O GLOBO -
Não combina com a ousada decisão de comparecer ao Fórum Econômico Mundial, em Davos, o discurso eleitoreiro da presidente Dilma sobre o estado das contas públicas brasileiras. Não é crível que tenha sido à toa que ela buscou a expressão guerra psicológica para desqualificar as críticas que seu governo recebe.
A presidente utilizou um jargão militar autoritário para se colocar como a defensora do país contra aqueles críticos, que seriam os antipatrióticos. Não é a primeira vez que ela ou seu mentor político Lula utilizam esse truque vulgar para acusar a oposição de estar trabalhando contra o País, confundindo propositalmente a facção que está no governo em termos provisórios com o Estado brasileiro.
É natural que um partido político queira se manter no poder o mais tempo possível, mas a alternância no poder é uma das características mais fortes das democracias. Anos eleitorais trazem necessariamente a expectativa de mudanças, mesmo quando, como agora, o partido governista esteja em posição vantajosa na disputa presidencial.
Por isso, a mensagem de fim de ano da presidente Dilma, marcadamente eleitoral, não trouxe alento para quem espera mudanças de rumo. Desse ponto de vista, o discurso vai de encontro ao desejo expresso da maioria, que quer mudanças, como demonstram as mesmas pesquisas de opinião que apontam Dilma como a favorita na eleição de outubro.
Assim como os principais candidatos oposicionistas Aécio Neves, do PSDB, e Eduardo Campos, do PSB, devem procurar sintonia com esse desejo de mudança para terem alguma possibilidade eleitoral, a presidente Dilma também deveria estar atenta a essa necessidade de sintonia com esse anseio, sob o risco de perder uma eleição que parece ganha nove meses antes das urnas serem fechadas.
Acusar seus críticos de guerra psicológica diante de fatos tão claros só demonstra teimosia e malícia, confirmando um dos traços de sua personalidade mais prejudiciais à boa governança, e colocando no tabuleiro um toque de distorção política que não constava de seu cardápio.
Não se pede que a presidente, em pleno ano eleitoral, reconheça que a média de crescimento do PIB sob sua gestão é a menor dos últimos 20 anos, nem que a inflação continua na realidade furando o teto da meta, o que só não acontece no cenário oficial por que os preços administrados estão contidos artificialmente.
Na campanha eleitoral talvez seja um recurso eficiente dizer que a inflação está dentro da meta, quando o objetivo deveria ser mantê-la no centro da meta de 4,5%, já excessivamente alta, mas não vai ser possível convencer o mercado financeiro de que este ponto está sob controle.
Também não é possível aceitar que venha a público dizer que o superávit primário está sendo cumprido, quando se sabe que o do ano que acabou, mesmo minguante, só foi alcançado com verbas extras que entraram no caixa do governo no final do exercício, depois de vários truques de contabilidade criativa durante o ano.
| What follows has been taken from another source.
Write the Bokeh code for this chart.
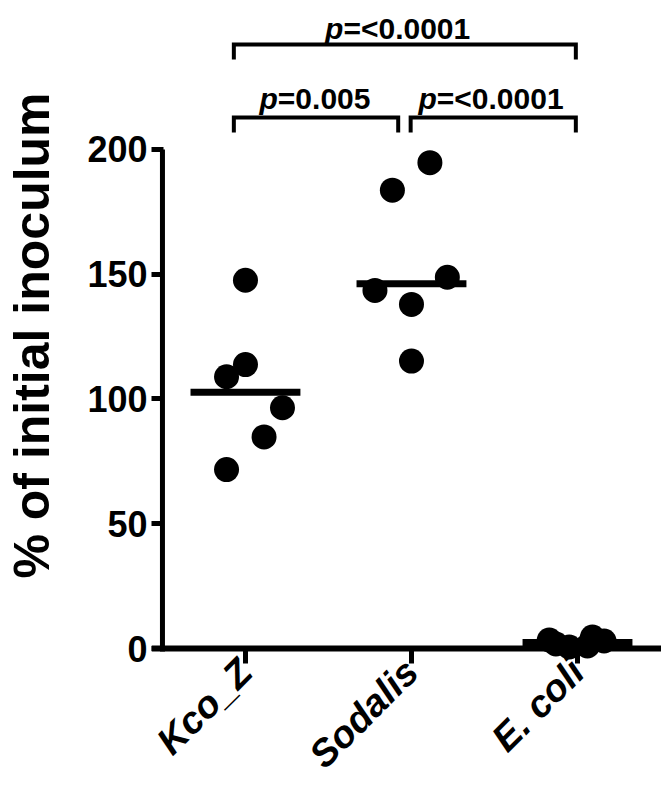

Vai ser difícil para a presidente Dilma repetir esse discurso ufanista em Davos, diante dos maiores investidores internacionais, sem aprofundar mais ainda as desconfianças. Os fatos mostram que países emergentes crescem mais que nós, com menos inflação. As pesquisas sobre produtividade revelam o país empacado, sem condições de avançar num campo fundamental da competitividade do mundo globalizado porque questões básicas como a melhoria da Educação não foram atacadas.
Classifiquei no início da coluna de ousada a decisão da presidente Dilma de ir a Davos não apenas devido à reação dos seus radicais, mas, sobretudo, por causa de suas próprias convicções pessoais.
Diferentemente de Lula, pragmático e sem ideologias, que se sentia muito bem como atração do Fórum Econômico Mundial, a presidente Dilma tem convicções ideológicas mais firmes, que a impediam até pouco tempo de privatizar setores importantes da infraestrutura do país, e não deve se sentir à vontade naquele palco. No entanto, tapou o nariz e decidiu viajar para fazer a sua Carta ao povo brasileiro no centro das grandes decisões do capitalismo globalizado. Mas vai precisar mais de ações que de promessas. Mais de realismo que de fantasias.